Leave out the pictures, and write out exactly the lines from the beginning of the material to the line holding "import * as", that line included, and nothing else.

------ Data

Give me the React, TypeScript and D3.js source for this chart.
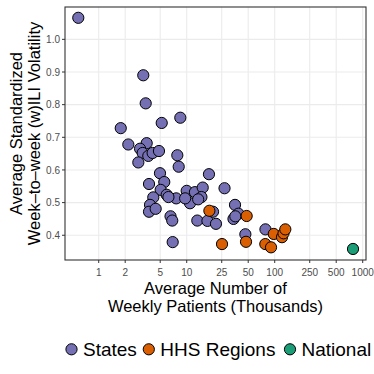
import React from "react";
import * as d3 from "d3";

const stateX = [0.586, 3.21, 3.42, 1.78, 5.2, 8.46, 2.17, 3.51, 2.95, 3.16, 3.66, 4.1, 4.84, 2.82, 7.82, 8.11, 4.97, 3.73, 5.56, 5.06, 4.17, 5.92, 3.83, 3.73, 4.44, 7.6, 6.55, 6.85, 6.93, 10.0, 10.9, 12.4, 15.2, 14.7, 9.6, 13.2, 17.2, 21.5, 17.9, 26.9, 19.9, 35.4, 38.7, 34.0, 35.7, 46.4, 78.5, 13.5, 6.2];
const stateY = [1.066, 0.89, 0.804, 0.728, 0.744, 0.76, 0.678, 0.682, 0.665, 0.652, 0.643, 0.652, 0.658, 0.623, 0.645, 0.61, 0.59, 0.557, 0.563, 0.539, 0.516, 0.524, 0.493, 0.472, 0.481, 0.513, 0.458, 0.445, 0.379, 0.536, 0.498, 0.532, 0.546, 0.517, 0.513, 0.445, 0.444, 0.435, 0.587, 0.544, 0.472, 0.493, 0.466, 0.45, 0.458, 0.403, 0.418, 0.51, 0.517];
const hhsX = [18.1, 48.0, 25.2, 47.2, 78.2, 90.8, 97.5, 121, 126, 132];
const hhsY = [0.475, 0.459, 0.373, 0.38, 0.373, 0.363, 0.404, 0.394, 0.406, 0.418];
const nationalX = [776];
const nationalY = [0.358];

const xTicks = [1, 2, 5, 10, 25, 50, 100, 250, 500, 1000];
const yTicks = [0.4, 0.5, 0.6, 0.7, 0.8, 0.9, 1.0];

const groups = ["States", "HHS Regions", "National"];
const colors = ["#7570B3", "#D95F02", "#1B9E77"];

const W = 374, H = 374;
const L = 65, R = 366, T = 7, B = 260;
const FONT = "'Liberation Sans', Arial, Helvetica, sans-serif";

export default function App() {
  const x = d3.scaleLog().domain([0.414, 1090]).range([L, R]);
  const y = d3.scaleLinear().domain([0.3242, 1.0991]).range([B, T]);
  const series = [
    { xs: stateX, ys: stateY, c: colors[0] },
    { xs: hhsX, ys: hhsY, c: colors[1] },
    { xs: nationalX, ys: nationalY, c: colors[2] },
  ];
  const legendCx = [71.5, 148.8, 290];
  const cy = (L + R) / 2;
  const midY = (T + B) / 2;
  return (
    <svg width={W} height={H} style={{ position: "absolute", left: 0, top: 0, fontFamily: FONT }}>
      <rect x={0} y={0} width={W} height={H} fill="#fff" />
      {xTicks.map((t) => (
        <line key={"gx" + t} x1={x(t)} x2={x(t)} y1={T} y2={B} stroke="#ebebeb" strokeWidth={1.1} />
      ))}
      {yTicks.map((t) => (
        <line key={"gy" + t} x1={L} x2={R} y1={y(t)} y2={y(t)} stroke="#ebebeb" strokeWidth={1.1} />
      ))}
      {series.map((s, si) =>
        s.xs.map((v, i) => (
          <circle key={si + "-" + i} cx={x(v)} cy={y(s.ys[i])} r={5.6} fill={s.c} stroke="#000" strokeWidth={1} />
        ))
      )}
      <rect x={L} y={T} width={R - L} height={B - T} fill="none" stroke="#333" strokeWidth={1.1} />
      {xTicks.map((t) => (
        <g key={"xt" + t}>
          <line x1={x(t)} x2={x(t)} y1={B} y2={B + 3} stroke="#333" strokeWidth={1} />
          <text x={x(t)} y={276} textAnchor="middle" fontSize={10} fill="#4d4d4d">{t}</text>
        </g>
      ))}
      {yTicks.map((t) => (
        <g key={"yt" + t}>
          <line x1={L - 3} x2={L} y1={y(t)} y2={y(t)} stroke="#333" strokeWidth={1} />
          <text x={60} y={y(t) + 3.6} textAnchor="end" fontSize={10} fill="#4d4d4d">{t.toFixed(1)}</text>
        </g>
      ))}
      <text x={cy} y={294.3} textAnchor="middle" fontSize={16.5} fill="#000">Average Number of</text>
      <text x={cy} y={311.5} textAnchor="middle" fontSize={16.5} fill="#000">Weekly Patients (Thousands)</text>
      <g transform="rotate(-90)">
        <text x={-midY} y={22} textAnchor="middle" fontSize={16.5} fill="#000">Average Standardized</text>
        <text x={-midY} y={40} textAnchor="middle" fontSize={16.5} fill="#000">Week–to–week (w)ILI Volatility</text>
      </g>
      {groups.map((g, i) => (
        <g key={g}>
          <circle cx={legendCx[i]} cy={349.3} r={5.6} fill={colors[i]} stroke="#000" strokeWidth={1} />
          <text x={legendCx[i] + 11.5} y={355.5} fontSize={19} fill="#000">{g}</text>
        </g>
      ))}
    </svg>
  );
}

------------

> [Result]:
Give me the React, TypeScript and D3.js source for this chart.
import React from "react";
import * as d3 from "d3";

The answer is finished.